> **Directions for this task**
Repeat the listing word for word. No pictures belong in the copy.

> **Data shown**
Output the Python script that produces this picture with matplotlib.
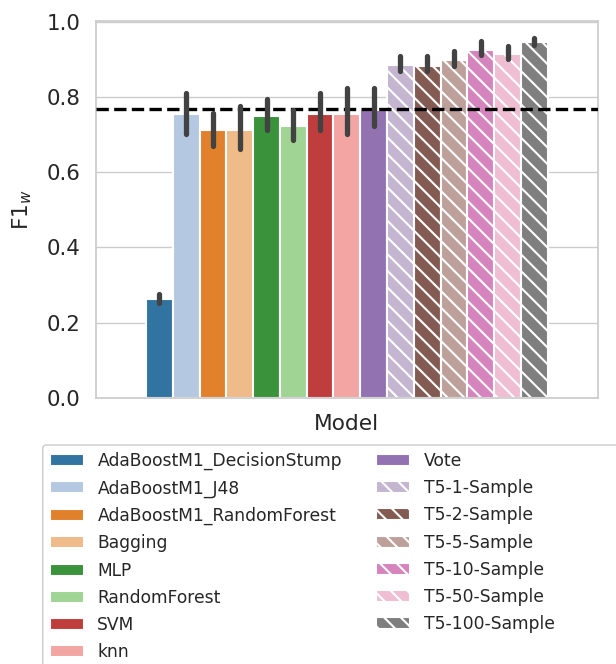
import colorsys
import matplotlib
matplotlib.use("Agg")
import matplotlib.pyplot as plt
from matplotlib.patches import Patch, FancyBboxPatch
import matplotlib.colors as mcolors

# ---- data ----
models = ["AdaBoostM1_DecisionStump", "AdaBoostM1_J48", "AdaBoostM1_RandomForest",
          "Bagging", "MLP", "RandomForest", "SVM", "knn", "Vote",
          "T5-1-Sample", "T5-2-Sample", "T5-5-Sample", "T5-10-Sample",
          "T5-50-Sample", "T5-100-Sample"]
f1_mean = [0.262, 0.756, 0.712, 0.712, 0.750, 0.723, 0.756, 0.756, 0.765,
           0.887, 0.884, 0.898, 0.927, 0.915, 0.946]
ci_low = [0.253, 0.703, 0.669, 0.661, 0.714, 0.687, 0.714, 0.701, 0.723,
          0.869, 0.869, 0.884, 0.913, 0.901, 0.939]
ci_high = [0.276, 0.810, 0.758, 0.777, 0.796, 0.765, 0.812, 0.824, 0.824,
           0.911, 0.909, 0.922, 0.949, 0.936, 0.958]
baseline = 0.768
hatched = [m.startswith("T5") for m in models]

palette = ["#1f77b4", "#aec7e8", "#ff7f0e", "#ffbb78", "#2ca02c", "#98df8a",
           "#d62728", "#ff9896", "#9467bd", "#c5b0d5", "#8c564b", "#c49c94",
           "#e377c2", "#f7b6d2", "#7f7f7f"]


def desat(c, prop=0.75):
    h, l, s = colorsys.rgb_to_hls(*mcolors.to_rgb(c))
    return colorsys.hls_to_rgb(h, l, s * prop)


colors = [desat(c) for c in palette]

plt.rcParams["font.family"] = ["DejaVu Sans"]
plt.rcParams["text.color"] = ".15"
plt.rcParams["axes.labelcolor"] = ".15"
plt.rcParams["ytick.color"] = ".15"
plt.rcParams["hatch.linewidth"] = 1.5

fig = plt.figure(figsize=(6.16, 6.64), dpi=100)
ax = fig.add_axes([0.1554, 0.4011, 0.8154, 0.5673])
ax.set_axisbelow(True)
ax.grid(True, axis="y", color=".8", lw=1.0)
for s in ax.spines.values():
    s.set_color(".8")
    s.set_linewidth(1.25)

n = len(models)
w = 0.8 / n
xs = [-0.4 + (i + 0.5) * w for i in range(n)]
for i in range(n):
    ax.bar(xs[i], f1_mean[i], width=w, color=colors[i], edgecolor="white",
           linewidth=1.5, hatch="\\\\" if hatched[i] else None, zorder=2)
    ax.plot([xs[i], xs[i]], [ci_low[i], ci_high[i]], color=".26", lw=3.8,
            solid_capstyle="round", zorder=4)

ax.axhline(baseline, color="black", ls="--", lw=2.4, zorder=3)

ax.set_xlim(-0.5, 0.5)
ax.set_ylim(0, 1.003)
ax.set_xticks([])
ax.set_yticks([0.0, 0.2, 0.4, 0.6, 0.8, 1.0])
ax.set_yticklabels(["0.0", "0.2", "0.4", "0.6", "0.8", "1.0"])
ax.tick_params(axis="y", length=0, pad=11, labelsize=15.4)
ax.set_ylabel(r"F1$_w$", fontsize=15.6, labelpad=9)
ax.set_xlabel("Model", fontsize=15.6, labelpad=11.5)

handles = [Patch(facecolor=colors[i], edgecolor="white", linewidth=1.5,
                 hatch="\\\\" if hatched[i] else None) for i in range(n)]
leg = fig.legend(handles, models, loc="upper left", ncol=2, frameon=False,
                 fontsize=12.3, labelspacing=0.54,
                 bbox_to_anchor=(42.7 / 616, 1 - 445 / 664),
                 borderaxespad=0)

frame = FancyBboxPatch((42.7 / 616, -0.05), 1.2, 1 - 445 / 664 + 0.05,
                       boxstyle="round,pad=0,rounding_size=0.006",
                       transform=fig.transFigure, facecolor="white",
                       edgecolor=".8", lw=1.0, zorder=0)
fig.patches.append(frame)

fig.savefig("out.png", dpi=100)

> **Exercise result**
Output the Python script that produces this picture with matplotlib.
import colorsys
import matplotlib
matplotlib.use("Agg")
import matplotlib.pyplot as plt
from matplotlib.patches import Patch, FancyBboxPatch
import matplotlib.colors as mcolors

# ---- data ----
models = ["AdaBoostM1_DecisionStump", "AdaBoostM1_J48", "AdaBoostM1_RandomForest",
          "Bagging", "MLP", "RandomForest", "SVM", "knn", "Vote",
          "T5-1-Sample", "T5-2-Sample", "T5-5-Sample", "T5-10-Sample",
          "T5-50-Sample", "T5-100-Sample"]
f1_mean = [0.262, 0.756, 0.712, 0.712, 0.750, 0.723, 0.756, 0.756, 0.765,
           0.887, 0.884, 0.898, 0.927, 0.915, 0.946]
ci_low = [0.253, 0.703, 0.669, 0.661, 0.714, 0.687, 0.714, 0.701, 0.723,
          0.869, 0.869, 0.884, 0.913, 0.901, 0.939]
ci_high = [0.276, 0.810, 0.758, 0.777, 0.796, 0.765, 0.812, 0.824, 0.824,
           0.911, 0.909, 0.922, 0.949, 0.936, 0.958]
baseline = 0.768
hatched = [m.startswith("T5") for m in models]

palette = ["#1f77b4", "#aec7e8", "#ff7f0e", "#ffbb78", "#2ca02c", "#98df8a",
           "#d62728", "#ff9896", "#9467bd", "#c5b0d5", "#8c564b", "#c49c94",
           "#e377c2", "#f7b6d2", "#7f7f7f"]


def desat(c, prop=0.75):
    h, l, s = colorsys.rgb_to_hls(*mcolors.to_rgb(c))
    return colorsys.hls_to_rgb(h, l, s * prop)


colors = [desat(c) for c in palette]

plt.rcParams["font.family"] = ["DejaVu Sans"]
plt.rcParams["text.color"] = ".15"
plt.rcParams["axes.labelcolor"] = ".15"
plt.rcParams["ytick.color"] = ".15"
plt.rcParams["hatch.linewidth"] = 1.5

fig = plt.figure(figsize=(6.16, 6.64), dpi=100)
ax = fig.add_axes([0.1554, 0.4011, 0.8154, 0.5673])
ax.set_axisbelow(True)
ax.grid(True, axis="y", color=".8", lw=1.0)
for s in ax.spines.values():
    s.set_color(".8")
    s.set_linewidth(1.25)

n = len(models)
w = 0.8 / n
xs = [-0.4 + (i + 0.5) * w for i in range(n)]
for i in range(n):
    ax.bar(xs[i], f1_mean[i], width=w, color=colors[i], edgecolor="white",
           linewidth=1.5, hatch="\\\\" if hatched[i] else None, zorder=2)
    ax.plot([xs[i], xs[i]], [ci_low[i], ci_high[i]], color=".26", lw=3.8,
            solid_capstyle="round", zorder=4)

ax.axhline(baseline, color="black", ls="--", lw=2.4, zorder=3)

ax.set_xlim(-0.5, 0.5)
ax.set_ylim(0, 1.003)
ax.set_xticks([])
ax.set_yticks([0.0, 0.2, 0.4, 0.6, 0.8, 1.0])
ax.set_yticklabels(["0.0", "0.2", "0.4", "0.6", "0.8", "1.0"])
ax.tick_params(axis="y", length=0, pad=11, labelsize=15.4)
ax.set_ylabel(r"F1$_w$", fontsize=15.6, labelpad=9)
ax.set_xlabel("Model", fontsize=15.6, labelpad=11.5)

handles = [Patch(facecolor=colors[i], edgecolor="white", linewidth=1.5,
                 hatch="\\\\" if hatched[i] else None) for i in range(n)]
leg = fig.legend(handles, models, loc="upper left", ncol=2, frameon=False,
                 fontsize=12.3, labelspacing=0.54,
                 bbox_to_anchor=(42.7 / 616, 1 - 445 / 664),
                 borderaxespad=0)

frame = FancyBboxPatch((42.7 / 616, -0.05), 1.2, 1 - 445 / 664 + 0.05,
                       boxstyle="round,pad=0,rounding_size=0.006",
                       transform=fig.transFigure, facecolor="white",
                       edgecolor=".8", lw=1.0, zorder=0)
fig.patches.append(frame)

fig.savefig("out.png", dpi=100)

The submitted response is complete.